(New York, March 28, 2011) Violence and discrimination against lesbians, gays, bisexual and transgender (LGBT) people has increased since the January 2010 earthquake, the International Gay and Lesbian Human Rights Commission (IGLHRC) and SEROvie said in a briefing paper issued today. The paper, The Impact of the Earthquake, and Relief and Recovery Programs on Haitian LGBT People, documents anti-LGBT human rights violations that have occurred since the earthquake.
“UN Agencies, private organizations, and governments must recognize the horrible impact of the Haiti disaster on LGBT people,” said Cary Alan Johnson, IGLHRC’s Executive Director. “While the needs of some marginalized groups are at least acknowledged, LGBT people are completely ignored.”
Perhaps most shocking, conservative religious leaders in Haiti even blame LGBT for the earthquake, leading to increased stigma and violence.
“In the days and weeks after the earthquake, we were shouted at in the streets…you gay people, take your sin and go, you are responsible for this tragedy’” said Reginal Dupont, Program Manager at SEROvie. “Many masisi were attacked, verbally and physically.”
This irrational blaming of LGBT people for natural disasters is a global phenomenon, with conservative evangelicals like Pat Robertson having blamed homosexuality for the devastation of Hurricane Katrina as well as other natural disasters.
The findings detailed in IGLRHC/SEROvie briefing paper are based on more than 50 interviews conducted by IGLHRC and SEROvie in Haiti in April and September of 2010 with LGBT people and representatives of relief organizations, the United Nations and diplomatic missions in April 2010.
The much-needed security, health and community services provided by organizations such as SEROvie – rare enough before the quake – have been devastated and this has compounded the vulnerability of people whose lives were already characterized by secrecy, isolation, discrimination, and violence.
According to Reginald DuPont, SEROvie’s Program Manager, “Our center was a place for LGBT people to relax, obtain services, and find acceptance. The earthquake destroyed our offices, took the lives of fourteen young men, and deprived the community of a safe haven.”
IGLHRC and SEROvie acknowledge the devastation suffered by all Haitians but it is important to note that LGBT Haitians suffered a range of human rights violations, including those related to their right to security, in particular ways. “LGBT people rely on friends, family and trusted neighbors for security,” said Johnson, “The earthquake disrupted regular patterns of movement, scattered friends, families, and neighbors, and damaged or destroyed the doors, windows, and walls that had previously provided some measure of safety.”

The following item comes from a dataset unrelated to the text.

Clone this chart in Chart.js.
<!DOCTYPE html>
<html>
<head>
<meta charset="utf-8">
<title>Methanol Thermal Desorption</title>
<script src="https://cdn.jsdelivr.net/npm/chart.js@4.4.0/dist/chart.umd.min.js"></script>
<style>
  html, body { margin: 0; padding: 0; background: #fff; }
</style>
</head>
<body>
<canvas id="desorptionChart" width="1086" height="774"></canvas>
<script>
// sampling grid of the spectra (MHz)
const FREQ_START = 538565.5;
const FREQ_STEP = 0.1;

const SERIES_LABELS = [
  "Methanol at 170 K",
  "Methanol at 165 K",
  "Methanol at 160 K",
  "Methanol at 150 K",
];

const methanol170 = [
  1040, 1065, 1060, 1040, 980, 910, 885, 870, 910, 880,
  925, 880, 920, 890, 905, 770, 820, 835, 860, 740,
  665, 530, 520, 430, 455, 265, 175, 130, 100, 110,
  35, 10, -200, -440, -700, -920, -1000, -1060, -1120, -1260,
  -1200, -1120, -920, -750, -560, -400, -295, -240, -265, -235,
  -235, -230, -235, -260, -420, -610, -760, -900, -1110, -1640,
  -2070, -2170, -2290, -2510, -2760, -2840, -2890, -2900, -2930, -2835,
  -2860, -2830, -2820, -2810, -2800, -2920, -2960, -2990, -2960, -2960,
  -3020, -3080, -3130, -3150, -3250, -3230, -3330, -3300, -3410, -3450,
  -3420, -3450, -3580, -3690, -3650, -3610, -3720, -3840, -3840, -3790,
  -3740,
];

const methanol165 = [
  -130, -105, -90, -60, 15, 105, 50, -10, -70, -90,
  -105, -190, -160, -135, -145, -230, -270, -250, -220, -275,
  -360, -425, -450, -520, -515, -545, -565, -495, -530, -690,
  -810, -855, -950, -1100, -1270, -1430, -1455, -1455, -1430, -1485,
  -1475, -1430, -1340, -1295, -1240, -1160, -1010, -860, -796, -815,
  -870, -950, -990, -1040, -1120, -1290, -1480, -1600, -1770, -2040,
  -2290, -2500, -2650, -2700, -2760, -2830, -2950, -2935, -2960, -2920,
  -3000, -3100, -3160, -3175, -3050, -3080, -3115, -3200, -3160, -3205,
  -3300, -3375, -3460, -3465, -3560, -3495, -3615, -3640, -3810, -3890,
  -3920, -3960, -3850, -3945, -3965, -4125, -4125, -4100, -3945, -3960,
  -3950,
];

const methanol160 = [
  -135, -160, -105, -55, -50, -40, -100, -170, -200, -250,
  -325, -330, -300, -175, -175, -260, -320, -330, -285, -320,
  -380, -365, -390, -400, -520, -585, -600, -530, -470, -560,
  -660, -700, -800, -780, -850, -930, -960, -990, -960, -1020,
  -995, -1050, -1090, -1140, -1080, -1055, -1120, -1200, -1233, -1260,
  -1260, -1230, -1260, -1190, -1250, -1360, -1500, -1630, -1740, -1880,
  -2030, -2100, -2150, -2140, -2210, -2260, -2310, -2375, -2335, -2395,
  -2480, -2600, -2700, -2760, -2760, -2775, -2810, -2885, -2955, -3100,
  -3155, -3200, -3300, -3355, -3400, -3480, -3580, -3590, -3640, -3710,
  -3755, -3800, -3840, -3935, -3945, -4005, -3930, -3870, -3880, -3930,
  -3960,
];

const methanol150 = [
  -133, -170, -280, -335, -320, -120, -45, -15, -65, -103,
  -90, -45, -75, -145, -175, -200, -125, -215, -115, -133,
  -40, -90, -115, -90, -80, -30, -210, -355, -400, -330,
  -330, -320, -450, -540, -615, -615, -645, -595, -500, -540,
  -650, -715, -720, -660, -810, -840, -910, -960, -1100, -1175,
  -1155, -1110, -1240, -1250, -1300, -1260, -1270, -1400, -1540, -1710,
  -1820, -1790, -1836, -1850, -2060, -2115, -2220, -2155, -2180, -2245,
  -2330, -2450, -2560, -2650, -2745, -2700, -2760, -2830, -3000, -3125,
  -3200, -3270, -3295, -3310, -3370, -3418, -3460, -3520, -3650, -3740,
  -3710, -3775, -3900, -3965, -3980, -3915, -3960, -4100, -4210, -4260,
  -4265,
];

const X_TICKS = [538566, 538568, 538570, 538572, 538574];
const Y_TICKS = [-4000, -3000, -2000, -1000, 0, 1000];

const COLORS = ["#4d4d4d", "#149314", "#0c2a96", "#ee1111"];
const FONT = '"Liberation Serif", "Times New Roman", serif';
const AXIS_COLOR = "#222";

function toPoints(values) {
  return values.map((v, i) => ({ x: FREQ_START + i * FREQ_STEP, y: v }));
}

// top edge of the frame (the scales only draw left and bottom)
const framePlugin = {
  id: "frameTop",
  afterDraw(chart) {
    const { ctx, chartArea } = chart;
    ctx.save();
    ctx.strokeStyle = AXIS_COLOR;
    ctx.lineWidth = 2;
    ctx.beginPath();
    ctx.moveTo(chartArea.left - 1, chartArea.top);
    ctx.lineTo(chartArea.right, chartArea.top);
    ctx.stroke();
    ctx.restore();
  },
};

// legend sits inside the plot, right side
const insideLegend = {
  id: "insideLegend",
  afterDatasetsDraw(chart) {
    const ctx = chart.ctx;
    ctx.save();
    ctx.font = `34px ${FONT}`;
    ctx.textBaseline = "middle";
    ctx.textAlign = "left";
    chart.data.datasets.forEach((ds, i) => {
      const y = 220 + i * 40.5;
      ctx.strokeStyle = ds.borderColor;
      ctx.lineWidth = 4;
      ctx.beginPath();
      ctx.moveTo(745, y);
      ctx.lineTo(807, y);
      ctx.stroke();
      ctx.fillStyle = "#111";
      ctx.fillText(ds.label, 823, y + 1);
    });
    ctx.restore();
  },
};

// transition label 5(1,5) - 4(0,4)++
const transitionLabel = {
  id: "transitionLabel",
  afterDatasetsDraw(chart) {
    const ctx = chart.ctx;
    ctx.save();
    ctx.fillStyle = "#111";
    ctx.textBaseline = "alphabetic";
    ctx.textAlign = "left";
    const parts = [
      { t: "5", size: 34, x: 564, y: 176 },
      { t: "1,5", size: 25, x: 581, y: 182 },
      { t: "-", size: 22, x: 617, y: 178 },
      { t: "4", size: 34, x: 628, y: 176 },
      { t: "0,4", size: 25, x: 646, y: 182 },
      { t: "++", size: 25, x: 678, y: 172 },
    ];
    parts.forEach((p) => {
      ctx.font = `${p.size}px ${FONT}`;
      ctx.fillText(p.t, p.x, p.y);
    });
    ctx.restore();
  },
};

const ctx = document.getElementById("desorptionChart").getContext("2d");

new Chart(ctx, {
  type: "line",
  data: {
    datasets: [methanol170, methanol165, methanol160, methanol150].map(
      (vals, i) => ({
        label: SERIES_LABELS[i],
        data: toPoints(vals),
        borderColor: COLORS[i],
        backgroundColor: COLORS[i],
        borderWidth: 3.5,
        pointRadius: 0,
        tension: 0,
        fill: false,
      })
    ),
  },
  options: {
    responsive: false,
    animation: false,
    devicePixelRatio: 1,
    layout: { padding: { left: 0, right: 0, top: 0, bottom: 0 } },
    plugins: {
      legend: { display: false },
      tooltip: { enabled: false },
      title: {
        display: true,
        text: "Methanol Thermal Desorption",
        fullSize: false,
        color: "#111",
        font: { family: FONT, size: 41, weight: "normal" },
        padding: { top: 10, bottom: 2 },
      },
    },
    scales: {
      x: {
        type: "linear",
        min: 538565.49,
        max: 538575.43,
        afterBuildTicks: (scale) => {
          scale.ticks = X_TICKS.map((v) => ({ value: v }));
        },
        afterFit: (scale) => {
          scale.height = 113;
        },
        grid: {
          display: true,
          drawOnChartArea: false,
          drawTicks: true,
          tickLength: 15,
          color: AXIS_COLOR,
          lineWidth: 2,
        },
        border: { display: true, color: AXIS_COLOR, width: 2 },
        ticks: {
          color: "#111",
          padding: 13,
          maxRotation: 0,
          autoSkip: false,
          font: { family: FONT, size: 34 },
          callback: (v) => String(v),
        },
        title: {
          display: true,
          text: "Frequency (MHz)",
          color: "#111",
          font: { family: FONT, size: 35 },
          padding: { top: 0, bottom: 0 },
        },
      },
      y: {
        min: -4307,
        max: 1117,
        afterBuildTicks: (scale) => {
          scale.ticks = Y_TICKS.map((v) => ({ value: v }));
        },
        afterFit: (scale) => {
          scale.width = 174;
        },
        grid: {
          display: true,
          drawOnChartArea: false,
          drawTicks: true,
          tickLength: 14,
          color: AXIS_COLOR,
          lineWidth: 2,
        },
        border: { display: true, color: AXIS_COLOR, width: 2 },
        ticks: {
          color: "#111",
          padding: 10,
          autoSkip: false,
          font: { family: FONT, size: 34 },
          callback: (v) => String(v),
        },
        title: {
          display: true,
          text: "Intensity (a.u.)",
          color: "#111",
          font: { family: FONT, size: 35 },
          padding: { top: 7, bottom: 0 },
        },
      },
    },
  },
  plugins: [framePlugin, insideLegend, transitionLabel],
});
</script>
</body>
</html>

As the briefing paper notes, the basic rights of LGBT Haitians were violated in other ways. Interviews with Haitians and international aid workers show how, for example, the well-intentioned policy of distributing emergency food rations to female heads-of-households had the unintended side-effect of excluding many gay men and transgender people living in families without an adult female. Many lesbian women living without male relatives or friends, although otherwise able to obtain food aid, were discouraged by chaotic and dangerous distribution lines.

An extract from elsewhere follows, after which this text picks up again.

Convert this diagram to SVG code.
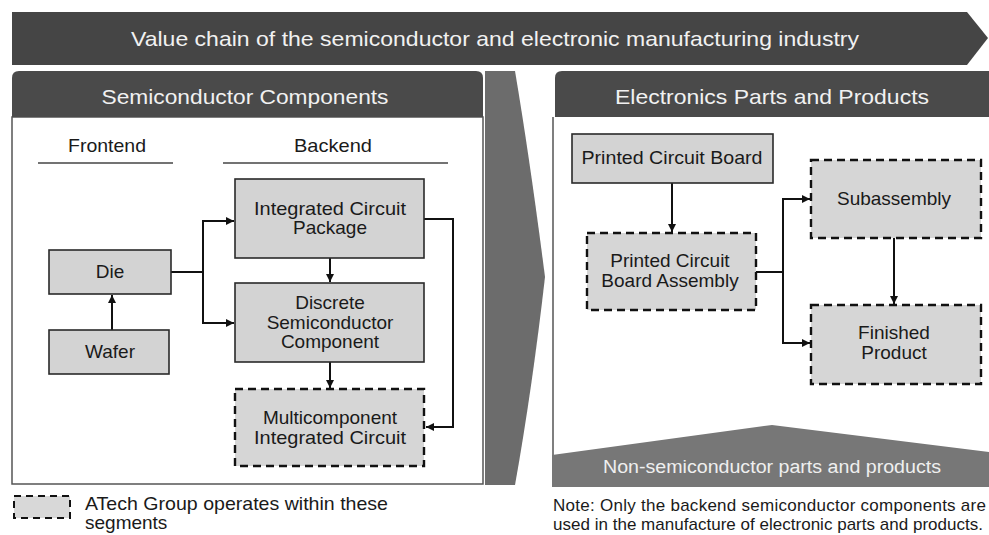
<svg xmlns="http://www.w3.org/2000/svg" width="989" height="535" viewBox="0 0 989 535">
<style>
text{font-family:"Liberation Sans",Arial,sans-serif}
.hd{fill:#f1f1f1;font-size:21px;text-anchor:middle}
.bx{fill:#d3d3d3;stroke:#2a2a2a;stroke-width:1.6}
.dx{fill:#d6d6d6;stroke:#111;stroke-width:2.4;stroke-dasharray:8 5}
.t{fill:#1a1a1a;font-size:19px;text-anchor:middle}
.c{fill:none;stroke:#111;stroke-width:2}
.a{marker-end:url(#ah)}
.n{fill:#1a1a1a;font-size:17px}
.lg{fill:#1a1a1a;font-size:19px}
</style>
<defs>
<marker id="ah" viewBox="0 0 10 10" refX="10" refY="5" markerWidth="4" markerHeight="4" orient="auto" markerUnits="strokeWidth">
<path d="M0,0 L10,5 L0,10 z" fill="#111"/>
</marker>
</defs>
<rect width="989" height="535" fill="#ffffff"/>
<g id="banner">
<polygon points="12,12 967,12 988,38 967,65 12,65" fill="#454545"/>
<text class="hd" x="495" y="46" textLength="728" lengthAdjust="spacingAndGlyphs">Value chain of the semiconductor and electronic manufacturing industry</text>
</g>
<g id="left-panel">
<rect x="12" y="117" width="471" height="367" fill="#ffffff" stroke="#555" stroke-width="1.5"/>
<path d="M12,117 V78 Q12,71 19,71 H476 Q483,71 483,78 V117 Z" fill="#4a4a4a"/>
<text class="hd" x="245" y="104" textLength="287" lengthAdjust="spacingAndGlyphs">Semiconductor Components</text>
</g>
<g id="middle-arrow">
<path d="M485,71 H515 Q530,160 545,277 Q532,390 515,485 H485 Z" fill="#6c6c6c"/>
</g>
<g id="right-panel">
<rect x="553" y="117" width="440" height="370" fill="#ffffff"/>
<line x1="553" y1="117" x2="553" y2="487" stroke="#555" stroke-width="1.5"/>
<path d="M555,117 V78 Q555,71 562,71 H992 V117 Z" fill="#4a4a4a"/>
<text class="hd" x="772" y="104" textLength="314" lengthAdjust="spacingAndGlyphs">Electronics Parts and Products</text>
</g>
<g id="non-semi-band">
<polygon points="552,455 772,425 989,452 989,487 552,487" fill="#777777"/>
<text x="772" y="473" fill="#efefef" font-size="18" text-anchor="middle" textLength="338" lengthAdjust="spacingAndGlyphs">Non-semiconductor parts and products</text>
</g>
<g id="frontend-label">
<text class="t" x="107" y="152" textLength="78" lengthAdjust="spacingAndGlyphs">Frontend</text>
<line x1="38" y1="163" x2="173" y2="163" stroke="#444" stroke-width="1.5"/>
</g>
<g id="backend-label">
<text class="t" x="333" y="152" textLength="78" lengthAdjust="spacingAndGlyphs">Backend</text>
<line x1="223" y1="163" x2="448" y2="163" stroke="#444" stroke-width="1.5"/>
</g>
<g id="connectors">
<path class="c a" d="M171,272 H203 V221 H234"/>
<path class="c a" d="M203,272 V323 H234"/>
<path class="c a" d="M112,330 V295"/>
<path class="c a" d="M330,258 V282"/>
<path class="c a" d="M330,362 V388"/>
<path class="c a" d="M424,219 H453 V427 H426"/>
<path class="c a" d="M672,183 V232"/>
<path class="c a" d="M756,272 H783 V199 H810"/>
<path class="c a" d="M783,272 V343 H810"/>
<path class="c a" d="M894,238 V304"/>
</g>
<g id="icp">
<rect class="bx" x="235" y="179" width="189" height="79"/>
<text class="t" x="330" y="215" textLength="152" lengthAdjust="spacingAndGlyphs">Integrated Circuit</text>
<text class="t" x="330" y="234">Package</text>
</g>
<g id="die">
<rect class="bx" x="49" y="250" width="122" height="44"/>
<text class="t" x="110" y="278">Die</text>
</g>
<g id="wafer">
<rect class="bx" x="49" y="330" width="120" height="44"/>
<text class="t" x="110" y="358">Wafer</text>
</g>
<g id="discrete">
<rect class="bx" x="235" y="283" width="189" height="79"/>
<text class="t" x="330" y="309">Discrete</text>
<text class="t" x="330" y="329">Semiconductor</text>
<text class="t" x="330" y="348">Component</text>
</g>
<g id="multicomponent">
<rect class="dx" x="235" y="389" width="189" height="77"/>
<text class="t" x="330" y="424">Multicomponent</text>
<text class="t" x="330" y="444" textLength="152" lengthAdjust="spacingAndGlyphs">Integrated Circuit</text>
</g>
<g id="pcb">
<rect class="bx" x="572" y="134" width="201" height="49"/>
<text class="t" x="672" y="164" textLength="181" lengthAdjust="spacingAndGlyphs">Printed Circuit Board</text>
</g>
<g id="pcba">
<rect class="dx" x="587" y="233" width="169" height="77"/>
<text class="t" x="670" y="267">Printed Circuit</text>
<text class="t" x="670" y="287">Board Assembly</text>
</g>
<g id="subassembly">
<rect class="dx" x="811" y="160" width="170" height="78"/>
<text class="t" x="894" y="205">Subassembly</text>
</g>
<g id="finished">
<rect class="dx" x="811" y="305" width="170" height="79"/>
<text class="t" x="894" y="339">Finished</text>
<text class="t" x="894" y="359">Product</text>
</g>
<g id="legend">
<rect x="14" y="496" width="56" height="22" fill="#d8d8d8" stroke="#111" stroke-width="2" stroke-dasharray="7 5"/>
<text class="lg" x="85" y="510" textLength="303" lengthAdjust="spacingAndGlyphs">ATech Group operates within these</text>
<text class="lg" x="85" y="529">segments</text>
</g>
<g id="note">
<text class="n" x="553" y="511" textLength="433" lengthAdjust="spacing">Note: Only the backend semiconductor components are</text>
<text class="n" x="553" y="530" textLength="430" lengthAdjust="spacing">used in the manufacture of electronic parts and products.</text>
</g>
</svg>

This increased vulnerability of LGBT people in disasters and emergency response situations is not unique to Haiti, and IGLHRC and SEROvie draw on similar experiences from the 2004 Indian Ocean Tsunami, the 2005 Hurricane Katrina in the US and the 2010 Chilean earthquake in the briefing paper’s conclusions and recommendations.
“While earthquakes, tsunamis and hurricanes and other natural phenomena will continue to occur, there is nothing natural or inevitable about the ways in which LGBT people are denied equal access to housing, food and security that could mitigate the impact of such disasters,” said Johnson.
IGLHRC and SEROvie urge the government of Haiti and other governments facing such disasters, as well as donors and aid agencies, to base relief and reconstruction efforts on the respect and promotion of all human rights, regardless of sexual orientation and gender identity, and to include LGBT organizations in relief and recovery efforts.